The screen is flooded by a deluge of images depicting busy streets. A manic highway surrounded by expensive looking high-rises as well as abject poverty. Welcome to Manila, a cultural melting pot that is as noisy as it is diverse. As music sweeps over the raucous rush hour city Emerson Reyes begins his first feature film MNL-143, a film that is at once fresh and accessible but also culturally significant. Reyes opens a window to his home nation, introducing the Philippines in a snapshot to a wider audience with a film that is humourous, moving and stunning.

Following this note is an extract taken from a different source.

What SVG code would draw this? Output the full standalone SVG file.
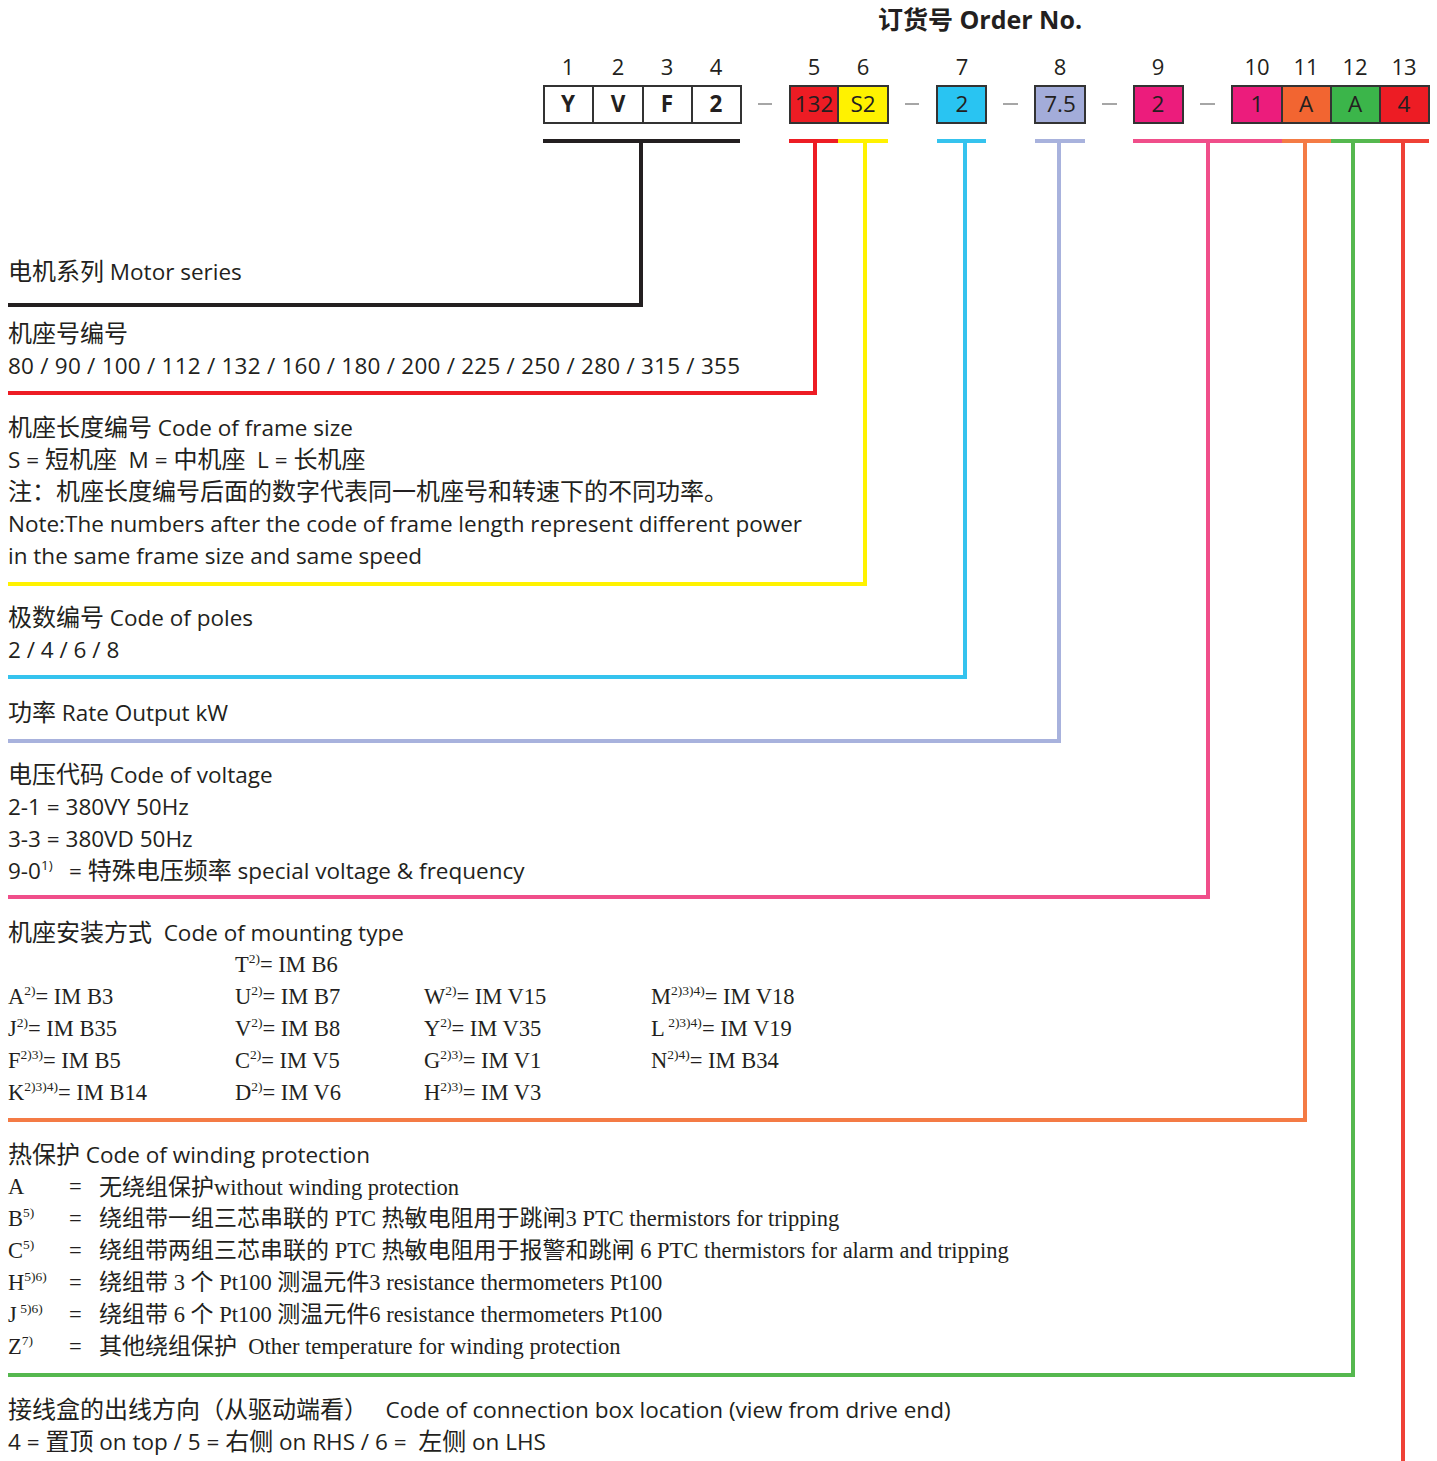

Making beautiful use of digital to create a slick veneer over his low budget film, Reyes wields his camera with such skill that questions of quality never arise. Losing government funding for his film after refusing to cast younger more attractive protagonists in his film meant that Reyes had to make the film on an unthinkably small budget with his friends. This meant that to make the film interesting while watching cost meant some form of original or innovative filmmaking and he does not disappoint.
The majority of this film takes place within an FX, a converted jeep that lies somewhere between a taxi and a bus. Inside the crowded FX the camera moves around with apparent ease to capture the minutiae of the cross section of Philippine culture. Inside the cab the bustling streets can be seen from the windows but the noise is filtered out for the most part allowing complete focus on the interior which Reyes fills with vibrant characters. What may seem like compromised camera positions are actually strategically placed to add a voyeuristic layer to the film. Reyes is fully aware of what this style intimates indie filmmaking but laughs it of nonchalantly with the addition of two student filmmakers using all the hallmarks. He is conscious of where the film stands and does not try to avoid the stereotypes but embraces them to give the film a rich cultural feel.
Reyes follows a day in the life of a driver of this FX, Ramil (Alan Paule), who is on a mysterious search for a lost love. On the way he encounters an effervescent collection of people representing many aspects of Filipino society. From the aforementioned students to a busy businesswoman, a manipulative son to his manipulated mother with the pick of the bunch a foul-mouthed older woman from whom you may learn some fantastic new insults.
Though some may find the film a throwaway pleasure, there are some important messages within this film that prove Reyes is not a talent to dismiss. Although the film sags slightly near the end it quickly reignites as the climax unravels. Paule is a revelation as the stony silent FX driver; a particularly emotional scene where nothing is said as he listen to the radio confirms his ability, though the radio music may spoil it for some viewers it is easy to forgive in this instance. MNL-143 heralds the coming of a new talent in Emerson Reyes and what it lacks in lofty ambition is made up for in sentimental modesty. It includes a variety of comments on modern Filipino culture but never ceases to provide an amiable charm, dark humour and schmaltzy optimism.